» **WHAT IS BEING ASKED**:
Your task is to repeat all of the data exactly while excluding the pictures.

» **MATERIAL PROVIDED**:
- - - - -

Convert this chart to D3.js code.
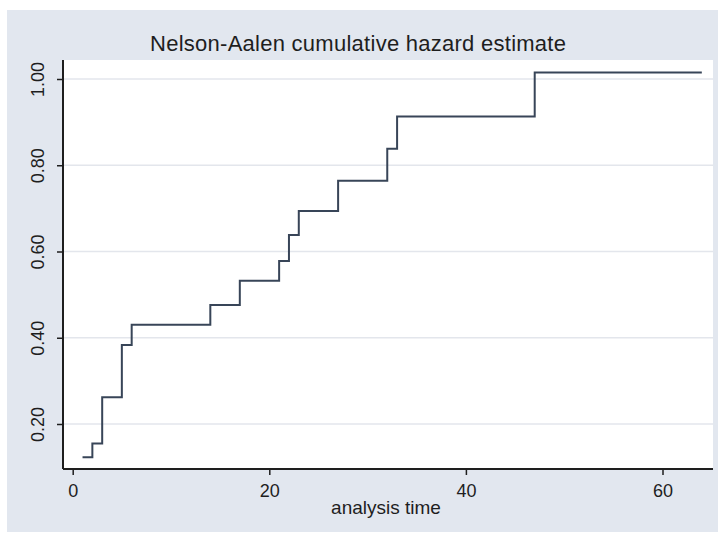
<!DOCTYPE html>
<html>
  <head>
    <meta charset="utf-8">
    <title>Nelson-Aalen cumulative hazard estimate</title>
    <script src="https://d3js.org/d3.v7.min.js" charset="utf-8"></script>
    <style>
      body { margin: 0; background: #fff; }
      text { font-family: "Liberation Sans", Arial, sans-serif; fill: #1e1e1e; }
    </style>
  </head>
<body>
  <div id="chart"></div>
  <script type="text/javascript">
// failure times and cumulative hazard
var times = [1, 2, 3, 5, 6, 14, 17, 21, 22, 23, 27, 32, 33, 47];
var hazard = [0.123, 0.155, 0.262, 0.383, 0.430, 0.476, 0.532, 0.578, 0.638, 0.694, 0.764, 0.838, 0.913, 1.015];
var lastTime = 64;
var xTicks = [0, 20, 40, 60];
var yTicks = [0.20, 0.40, 0.60, 0.80, 1.00];

var width = 718,
    height = 533,
    plot = {left: 63, right: 713, top: 60, bottom: 469};

var svg = d3.select("#chart").append("svg")
    .attr("width", width)
    .attr("height", height);

// graph region
svg.append("rect")
    .attr("x", 7).attr("y", 10)
    .attr("width", width - 7).attr("height", 522)
    .attr("fill", "#e2e7ef");

svg.append("rect")
    .attr("x", plot.left).attr("y", plot.top)
    .attr("width", plot.right - plot.left)
    .attr("height", plot.bottom - plot.top)
    .attr("fill", "#fff");

var x = d3.scaleLinear().domain([0, 60]).range([72.7, 662.5]);
var y = d3.scaleLinear().domain([0.2, 1.0]).range([424, 79]);

// grid
svg.append("g").selectAll("line")
    .data(yTicks)
    .enter().append("line")
    .attr("x1", plot.left).attr("x2", plot.right)
    .attr("y1", d => y(d)).attr("y2", d => y(d))
    .attr("stroke", "#e3e6ec")
    .attr("stroke-width", 1.5);

// step function
var pts = times.map((t, i) => [t, hazard[i]]);
pts.push([lastTime, hazard[hazard.length - 1]]);

var line = d3.line()
    .x(d => x(d[0]))
    .y(d => y(d[1]))
    .curve(d3.curveStepAfter);

svg.append("path")
    .datum(pts)
    .attr("d", line)
    .attr("fill", "none")
    .attr("stroke", "#384558")
    .attr("stroke-width", 2);

// axes
var xAxis = svg.append("g")
    .attr("transform", "translate(0," + plot.bottom + ")")
    .call(d3.axisBottom(x).tickValues(xTicks).tickSize(6).tickPadding(9)
          .tickFormat(d3.format("d")));
xAxis.select(".domain").remove();
xAxis.append("line")
    .attr("x1", plot.left).attr("x2", plot.right)
    .attr("stroke", "#1e1e1e").attr("stroke-width", 2);
xAxis.selectAll(".tick line").attr("stroke", "#1e1e1e").attr("stroke-width", 1.5);
xAxis.selectAll(".tick text")
    .style("font-size", "18px")
    .style("font-family", "Liberation Sans, Arial, sans-serif")
    .attr("fill", "#1e1e1e");

var yAxis = svg.append("g")
    .attr("transform", "translate(" + plot.left + ",0)")
    .call(d3.axisLeft(y).tickValues(yTicks).tickSize(6).tickFormat(d3.format(".2f")));
yAxis.select(".domain").remove();
yAxis.append("line")
    .attr("y1", plot.top).attr("y2", plot.bottom)
    .attr("stroke", "#1e1e1e").attr("stroke-width", 2);
yAxis.selectAll(".tick line").attr("stroke", "#1e1e1e").attr("stroke-width", 1.5);
yAxis.selectAll(".tick text")
    .attr("x", null).attr("dy", null)
    .attr("text-anchor", "middle")
    .attr("transform", "translate(-19,0) rotate(-90)")
    .style("font-size", "18px")
    .style("font-family", "Liberation Sans, Arial, sans-serif")
    .attr("fill", "#1e1e1e");

// titles
svg.append("text")
    .attr("x", 358).attr("y", 51)
    .attr("text-anchor", "middle")
    .attr("textLength", 416)
    .attr("lengthAdjust", "spacing")
    .style("font-size", "22px")
    .attr("fill", "#2a2a2a")
    .text("Nelson-Aalen cumulative hazard estimate");

svg.append("text")
    .attr("x", 386).attr("y", 514)
    .attr("text-anchor", "middle")
    .style("font-size", "19px")
    .text("analysis time");
</script>
</body>
</html>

- - - - -

» **COMPLETED TASK**:
Convert this chart to D3.js code.
<!DOCTYPE html>
<html>
  <head>
    <meta charset="utf-8">
    <title>Nelson-Aalen cumulative hazard estimate</title>
    <script src="https://d3js.org/d3.v7.min.js" charset="utf-8"></script>
    <style>
      body { margin: 0; background: #fff; }
      text { font-family: "Liberation Sans", Arial, sans-serif; fill: #1e1e1e; }
    </style>
  </head>
<body>
  <div id="chart"></div>
  <script type="text/javascript">
// failure times and cumulative hazard
var times = [1, 2, 3, 5, 6, 14, 17, 21, 22, 23, 27, 32, 33, 47];
var hazard = [0.123, 0.155, 0.262, 0.383, 0.430, 0.476, 0.532, 0.578, 0.638, 0.694, 0.764, 0.838, 0.913, 1.015];
var lastTime = 64;
var xTicks = [0, 20, 40, 60];
var yTicks = [0.20, 0.40, 0.60, 0.80, 1.00];

var width = 718,
    height = 533,
    plot = {left: 63, right: 713, top: 60, bottom: 469};

var svg = d3.select("#chart").append("svg")
    .attr("width", width)
    .attr("height", height);

// graph region
svg.append("rect")
    .attr("x", 7).attr("y", 10)
    .attr("width", width - 7).attr("height", 522)
    .attr("fill", "#e2e7ef");

svg.append("rect")
    .attr("x", plot.left).attr("y", plot.top)
    .attr("width", plot.right - plot.left)
    .attr("height", plot.bottom - plot.top)
    .attr("fill", "#fff");

var x = d3.scaleLinear().domain([0, 60]).range([72.7, 662.5]);
var y = d3.scaleLinear().domain([0.2, 1.0]).range([424, 79]);

// grid
svg.append("g").selectAll("line")
    .data(yTicks)
    .enter().append("line")
    .attr("x1", plot.left).attr("x2", plot.right)
    .attr("y1", d => y(d)).attr("y2", d => y(d))
    .attr("stroke", "#e3e6ec")
    .attr("stroke-width", 1.5);

// step function
var pts = times.map((t, i) => [t, hazard[i]]);
pts.push([lastTime, hazard[hazard.length - 1]]);

var line = d3.line()
    .x(d => x(d[0]))
    .y(d => y(d[1]))
    .curve(d3.curveStepAfter);

svg.append("path")
    .datum(pts)
    .attr("d", line)
    .attr("fill", "none")
    .attr("stroke", "#384558")
    .attr("stroke-width", 2);

// axes
var xAxis = svg.append("g")
    .attr("transform", "translate(0," + plot.bottom + ")")
    .call(d3.axisBottom(x).tickValues(xTicks).tickSize(6).tickPadding(9)
          .tickFormat(d3.format("d")));
xAxis.select(".domain").remove();
xAxis.append("line")
    .attr("x1", plot.left).attr("x2", plot.right)
    .attr("stroke", "#1e1e1e").attr("stroke-width", 2);
xAxis.selectAll(".tick line").attr("stroke", "#1e1e1e").attr("stroke-width", 1.5);
xAxis.selectAll(".tick text")
    .style("font-size", "18px")
    .style("font-family", "Liberation Sans, Arial, sans-serif")
    .attr("fill", "#1e1e1e");

var yAxis = svg.append("g")
    .attr("transform", "translate(" + plot.left + ",0)")
    .call(d3.axisLeft(y).tickValues(yTicks).tickSize(6).tickFormat(d3.format(".2f")));
yAxis.select(".domain").remove();
yAxis.append("line")
    .attr("y1", plot.top).attr("y2", plot.bottom)
    .attr("stroke", "#1e1e1e").attr("stroke-width", 2);
yAxis.selectAll(".tick line").attr("stroke", "#1e1e1e").attr("stroke-width", 1.5);
yAxis.selectAll(".tick text")
    .attr("x", null).attr("dy", null)
    .attr("text-anchor", "middle")
    .attr("transform", "translate(-19,0) rotate(-90)")
    .style("font-size", "18px")
    .style("font-family", "Liberation Sans, Arial, sans-serif")
    .attr("fill", "#1e1e1e");

// titles
svg.append("text")
    .attr("x", 358).attr("y", 51)
    .attr("text-anchor", "middle")
    .attr("textLength", 416)
    .attr("lengthAdjust", "spacing")
    .style("font-size", "22px")
    .attr("fill", "#2a2a2a")
    .text("Nelson-Aalen cumulative hazard estimate");

svg.append("text")
    .attr("x", 386).attr("y", 514)
    .attr("text-anchor", "middle")
    .style("font-size", "19px")
    .text("analysis time");
</script>
</body>
</html>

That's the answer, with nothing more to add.